The introduction of the Pradhan Mantri Fasal Bima Yojana (PMFBY) insurance scheme in India this year has led to a widely reported increase in the uptake of agricultural insurance across the country.
The scheme has been welcome news to the Indian farming community, who for many years have felt they were not compensated adequately or in a timely manner for losses incurred during the growing seasons. However, there are a number of aspects to be addressed before the scheme can be considered a success, and one of the most notable is regarding Crop Cutting Experiments (CCEs).
CCEs are used to ascertain the yield for notified crops under the scheme, which are then measured against the insurance threshold yields to determine payout levels. They must be undertaken on-site prior to harvesting and pose a logistical burden in terms of the timely and accurate collection of sensitive data, especially when they are required in such high volumes, as tens of thousands of CCEs are required across the country.
Issues with collecting CCEs has recently made the news, with the suspension of all CCE activity in the northern state of Haryana.

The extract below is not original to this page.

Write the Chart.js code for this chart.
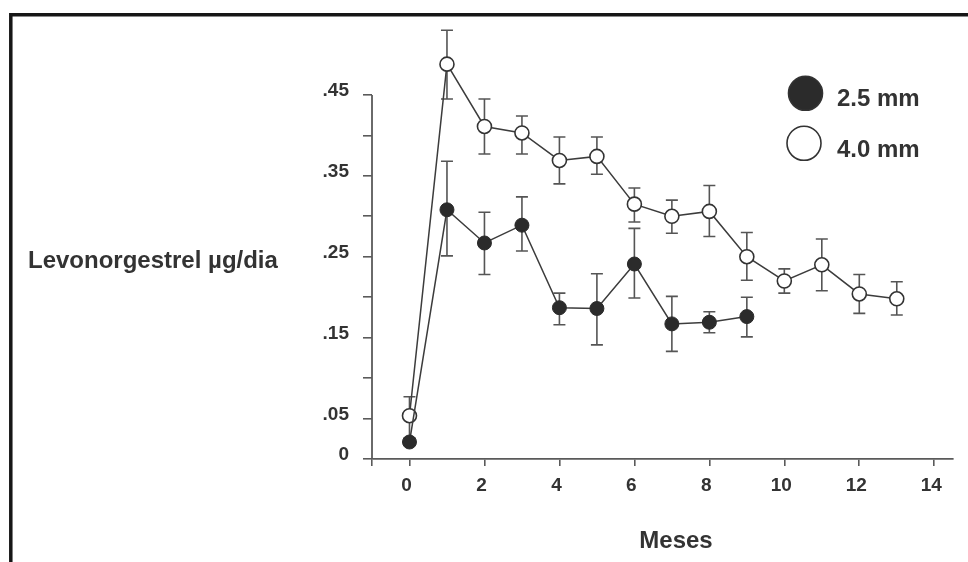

Avoiding headlines such as this recent quote from the Times of India is a priority for what many hope is a step change in agricultural insurance in India:
“It has also been decided that the work of CCE will be completely suspended until the required resources, trained manpower with enough budget is provided”—Sushil Goyat, President of Haryana Agricultural Development Officers Association
Technology has a role to play in reducing the logistical burden of planning, executing, and collecting CCEs and the data they gather. So far, satellite imagery has been used to plan CCE schedules and the development of a new mobile application that is capable of geo-tagging photos should increase both the speed of performing each experiment and the confidence level in the data gathered. Yet there is more that could be done with existing data and crop models to reduce the need for such large volumes of CCEs whilst maintaining or improving accuracy.